◆ Written request: Copy out each line exactly; pictures stay out of the copy.

[START OF Source material]

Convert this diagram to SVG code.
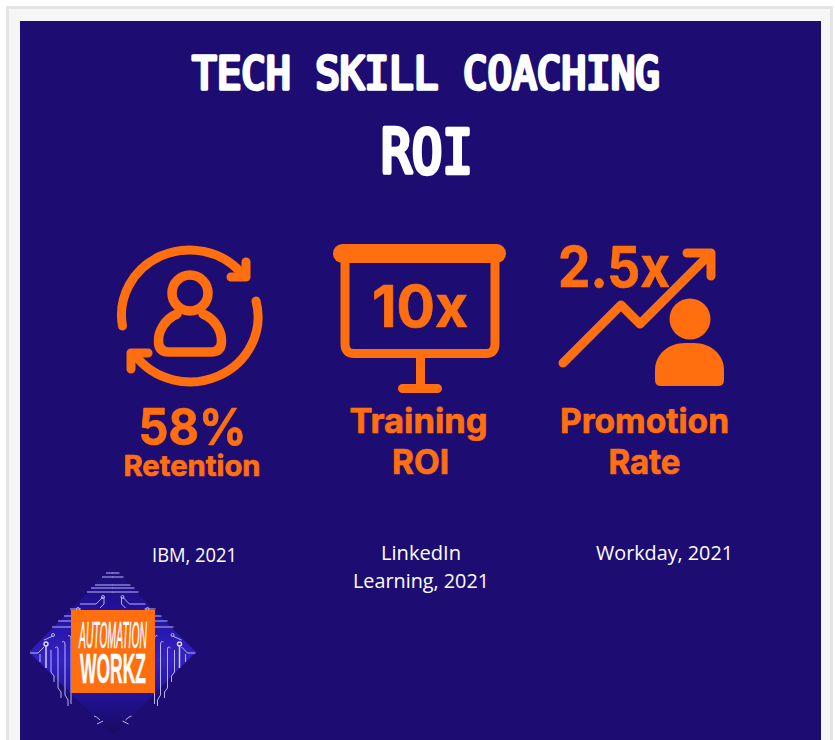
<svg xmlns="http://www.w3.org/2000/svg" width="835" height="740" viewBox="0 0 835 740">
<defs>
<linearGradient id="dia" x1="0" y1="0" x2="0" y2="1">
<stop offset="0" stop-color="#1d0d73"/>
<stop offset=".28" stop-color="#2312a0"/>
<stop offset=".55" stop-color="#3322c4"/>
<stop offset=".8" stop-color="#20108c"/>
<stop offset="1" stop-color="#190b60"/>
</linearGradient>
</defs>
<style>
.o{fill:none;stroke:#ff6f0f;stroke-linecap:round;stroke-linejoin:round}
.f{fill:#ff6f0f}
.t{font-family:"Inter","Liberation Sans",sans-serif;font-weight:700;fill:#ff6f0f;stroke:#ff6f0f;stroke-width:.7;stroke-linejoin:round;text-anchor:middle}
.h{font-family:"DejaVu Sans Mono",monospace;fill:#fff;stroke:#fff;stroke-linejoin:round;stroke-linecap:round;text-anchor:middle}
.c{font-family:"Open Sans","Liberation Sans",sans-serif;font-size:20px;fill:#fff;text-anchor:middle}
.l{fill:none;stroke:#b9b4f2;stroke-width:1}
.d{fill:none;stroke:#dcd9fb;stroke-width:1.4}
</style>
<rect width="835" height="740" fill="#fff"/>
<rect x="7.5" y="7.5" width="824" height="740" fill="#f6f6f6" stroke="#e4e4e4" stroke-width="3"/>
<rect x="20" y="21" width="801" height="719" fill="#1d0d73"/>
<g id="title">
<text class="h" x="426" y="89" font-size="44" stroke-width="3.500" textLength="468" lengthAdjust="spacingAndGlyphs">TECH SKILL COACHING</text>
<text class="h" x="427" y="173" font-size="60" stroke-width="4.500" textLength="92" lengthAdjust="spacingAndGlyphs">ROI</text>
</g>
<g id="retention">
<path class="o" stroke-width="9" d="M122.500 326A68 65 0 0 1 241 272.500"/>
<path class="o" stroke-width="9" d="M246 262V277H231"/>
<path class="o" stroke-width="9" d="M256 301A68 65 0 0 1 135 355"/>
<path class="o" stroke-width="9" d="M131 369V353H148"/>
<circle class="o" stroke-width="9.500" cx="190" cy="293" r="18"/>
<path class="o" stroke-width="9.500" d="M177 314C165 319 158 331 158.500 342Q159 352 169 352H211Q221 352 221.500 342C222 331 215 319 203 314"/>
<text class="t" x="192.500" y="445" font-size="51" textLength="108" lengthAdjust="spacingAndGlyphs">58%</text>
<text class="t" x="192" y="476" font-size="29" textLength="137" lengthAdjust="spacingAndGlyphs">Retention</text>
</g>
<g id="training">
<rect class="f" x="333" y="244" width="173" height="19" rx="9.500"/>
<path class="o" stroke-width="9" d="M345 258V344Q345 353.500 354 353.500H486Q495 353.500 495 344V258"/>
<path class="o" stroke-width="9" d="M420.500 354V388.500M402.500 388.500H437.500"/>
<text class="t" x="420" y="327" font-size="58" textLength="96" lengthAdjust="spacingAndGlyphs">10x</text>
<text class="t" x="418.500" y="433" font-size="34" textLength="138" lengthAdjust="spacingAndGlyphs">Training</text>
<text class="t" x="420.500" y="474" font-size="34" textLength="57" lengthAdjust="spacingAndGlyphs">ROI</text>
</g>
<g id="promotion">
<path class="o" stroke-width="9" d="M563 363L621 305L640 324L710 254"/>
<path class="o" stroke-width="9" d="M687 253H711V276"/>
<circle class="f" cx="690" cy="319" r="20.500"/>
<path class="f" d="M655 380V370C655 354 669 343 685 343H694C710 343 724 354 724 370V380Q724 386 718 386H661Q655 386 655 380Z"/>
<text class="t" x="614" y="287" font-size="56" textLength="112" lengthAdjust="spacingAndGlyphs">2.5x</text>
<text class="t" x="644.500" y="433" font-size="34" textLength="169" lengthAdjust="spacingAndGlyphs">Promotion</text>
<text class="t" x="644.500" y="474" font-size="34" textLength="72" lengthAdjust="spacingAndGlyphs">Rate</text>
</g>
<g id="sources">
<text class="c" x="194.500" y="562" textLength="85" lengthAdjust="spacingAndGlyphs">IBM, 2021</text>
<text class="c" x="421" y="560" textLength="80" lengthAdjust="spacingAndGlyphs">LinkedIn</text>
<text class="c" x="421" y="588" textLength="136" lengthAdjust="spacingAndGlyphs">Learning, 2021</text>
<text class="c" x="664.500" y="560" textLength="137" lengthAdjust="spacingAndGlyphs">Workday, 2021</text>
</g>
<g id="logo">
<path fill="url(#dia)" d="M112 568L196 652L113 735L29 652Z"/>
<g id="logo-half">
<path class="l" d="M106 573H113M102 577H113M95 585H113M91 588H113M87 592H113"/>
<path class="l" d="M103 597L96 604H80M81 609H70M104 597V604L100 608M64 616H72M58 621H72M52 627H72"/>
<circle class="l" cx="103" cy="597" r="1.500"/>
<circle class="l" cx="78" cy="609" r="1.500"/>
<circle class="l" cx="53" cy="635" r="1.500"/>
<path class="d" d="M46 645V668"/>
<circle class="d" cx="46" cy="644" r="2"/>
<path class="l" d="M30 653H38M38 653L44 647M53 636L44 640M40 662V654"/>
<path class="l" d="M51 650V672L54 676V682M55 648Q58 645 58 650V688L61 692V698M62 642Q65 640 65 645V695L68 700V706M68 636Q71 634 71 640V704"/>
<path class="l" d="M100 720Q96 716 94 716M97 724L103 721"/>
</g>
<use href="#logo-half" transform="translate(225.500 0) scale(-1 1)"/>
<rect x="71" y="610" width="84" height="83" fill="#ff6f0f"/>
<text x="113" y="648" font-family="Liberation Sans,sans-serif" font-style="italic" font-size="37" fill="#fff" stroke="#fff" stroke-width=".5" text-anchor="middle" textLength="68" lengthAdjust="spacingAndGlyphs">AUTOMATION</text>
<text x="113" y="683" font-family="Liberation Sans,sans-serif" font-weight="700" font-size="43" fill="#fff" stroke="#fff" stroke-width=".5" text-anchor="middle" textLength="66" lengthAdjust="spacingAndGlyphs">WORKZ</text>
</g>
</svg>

[END OF Source material]

◆ Solution below:
Convert this diagram to SVG code.
<svg xmlns="http://www.w3.org/2000/svg" width="835" height="740" viewBox="0 0 835 740">
<defs>
<linearGradient id="dia" x1="0" y1="0" x2="0" y2="1">
<stop offset="0" stop-color="#1d0d73"/>
<stop offset=".28" stop-color="#2312a0"/>
<stop offset=".55" stop-color="#3322c4"/>
<stop offset=".8" stop-color="#20108c"/>
<stop offset="1" stop-color="#190b60"/>
</linearGradient>
</defs>
<style>
.o{fill:none;stroke:#ff6f0f;stroke-linecap:round;stroke-linejoin:round}
.f{fill:#ff6f0f}
.t{font-family:"Inter","Liberation Sans",sans-serif;font-weight:700;fill:#ff6f0f;stroke:#ff6f0f;stroke-width:.7;stroke-linejoin:round;text-anchor:middle}
.h{font-family:"DejaVu Sans Mono",monospace;fill:#fff;stroke:#fff;stroke-linejoin:round;stroke-linecap:round;text-anchor:middle}
.c{font-family:"Open Sans","Liberation Sans",sans-serif;font-size:20px;fill:#fff;text-anchor:middle}
.l{fill:none;stroke:#b9b4f2;stroke-width:1}
.d{fill:none;stroke:#dcd9fb;stroke-width:1.4}
</style>
<rect width="835" height="740" fill="#fff"/>
<rect x="7.5" y="7.5" width="824" height="740" fill="#f6f6f6" stroke="#e4e4e4" stroke-width="3"/>
<rect x="20" y="21" width="801" height="719" fill="#1d0d73"/>
<g id="title">
<text class="h" x="426" y="89" font-size="44" stroke-width="3.500" textLength="468" lengthAdjust="spacingAndGlyphs">TECH SKILL COACHING</text>
<text class="h" x="427" y="173" font-size="60" stroke-width="4.500" textLength="92" lengthAdjust="spacingAndGlyphs">ROI</text>
</g>
<g id="retention">
<path class="o" stroke-width="9" d="M122.500 326A68 65 0 0 1 241 272.500"/>
<path class="o" stroke-width="9" d="M246 262V277H231"/>
<path class="o" stroke-width="9" d="M256 301A68 65 0 0 1 135 355"/>
<path class="o" stroke-width="9" d="M131 369V353H148"/>
<circle class="o" stroke-width="9.500" cx="190" cy="293" r="18"/>
<path class="o" stroke-width="9.500" d="M177 314C165 319 158 331 158.500 342Q159 352 169 352H211Q221 352 221.500 342C222 331 215 319 203 314"/>
<text class="t" x="192.500" y="445" font-size="51" textLength="108" lengthAdjust="spacingAndGlyphs">58%</text>
<text class="t" x="192" y="476" font-size="29" textLength="137" lengthAdjust="spacingAndGlyphs">Retention</text>
</g>
<g id="training">
<rect class="f" x="333" y="244" width="173" height="19" rx="9.500"/>
<path class="o" stroke-width="9" d="M345 258V344Q345 353.500 354 353.500H486Q495 353.500 495 344V258"/>
<path class="o" stroke-width="9" d="M420.500 354V388.500M402.500 388.500H437.500"/>
<text class="t" x="420" y="327" font-size="58" textLength="96" lengthAdjust="spacingAndGlyphs">10x</text>
<text class="t" x="418.500" y="433" font-size="34" textLength="138" lengthAdjust="spacingAndGlyphs">Training</text>
<text class="t" x="420.500" y="474" font-size="34" textLength="57" lengthAdjust="spacingAndGlyphs">ROI</text>
</g>
<g id="promotion">
<path class="o" stroke-width="9" d="M563 363L621 305L640 324L710 254"/>
<path class="o" stroke-width="9" d="M687 253H711V276"/>
<circle class="f" cx="690" cy="319" r="20.500"/>
<path class="f" d="M655 380V370C655 354 669 343 685 343H694C710 343 724 354 724 370V380Q724 386 718 386H661Q655 386 655 380Z"/>
<text class="t" x="614" y="287" font-size="56" textLength="112" lengthAdjust="spacingAndGlyphs">2.5x</text>
<text class="t" x="644.500" y="433" font-size="34" textLength="169" lengthAdjust="spacingAndGlyphs">Promotion</text>
<text class="t" x="644.500" y="474" font-size="34" textLength="72" lengthAdjust="spacingAndGlyphs">Rate</text>
</g>
<g id="sources">
<text class="c" x="194.500" y="562" textLength="85" lengthAdjust="spacingAndGlyphs">IBM, 2021</text>
<text class="c" x="421" y="560" textLength="80" lengthAdjust="spacingAndGlyphs">LinkedIn</text>
<text class="c" x="421" y="588" textLength="136" lengthAdjust="spacingAndGlyphs">Learning, 2021</text>
<text class="c" x="664.500" y="560" textLength="137" lengthAdjust="spacingAndGlyphs">Workday, 2021</text>
</g>
<g id="logo">
<path fill="url(#dia)" d="M112 568L196 652L113 735L29 652Z"/>
<g id="logo-half">
<path class="l" d="M106 573H113M102 577H113M95 585H113M91 588H113M87 592H113"/>
<path class="l" d="M103 597L96 604H80M81 609H70M104 597V604L100 608M64 616H72M58 621H72M52 627H72"/>
<circle class="l" cx="103" cy="597" r="1.500"/>
<circle class="l" cx="78" cy="609" r="1.500"/>
<circle class="l" cx="53" cy="635" r="1.500"/>
<path class="d" d="M46 645V668"/>
<circle class="d" cx="46" cy="644" r="2"/>
<path class="l" d="M30 653H38M38 653L44 647M53 636L44 640M40 662V654"/>
<path class="l" d="M51 650V672L54 676V682M55 648Q58 645 58 650V688L61 692V698M62 642Q65 640 65 645V695L68 700V706M68 636Q71 634 71 640V704"/>
<path class="l" d="M100 720Q96 716 94 716M97 724L103 721"/>
</g>
<use href="#logo-half" transform="translate(225.500 0) scale(-1 1)"/>
<rect x="71" y="610" width="84" height="83" fill="#ff6f0f"/>
<text x="113" y="648" font-family="Liberation Sans,sans-serif" font-style="italic" font-size="37" fill="#fff" stroke="#fff" stroke-width=".5" text-anchor="middle" textLength="68" lengthAdjust="spacingAndGlyphs">AUTOMATION</text>
<text x="113" y="683" font-family="Liberation Sans,sans-serif" font-weight="700" font-size="43" fill="#fff" stroke="#fff" stroke-width=".5" text-anchor="middle" textLength="66" lengthAdjust="spacingAndGlyphs">WORKZ</text>
</g>
</svg>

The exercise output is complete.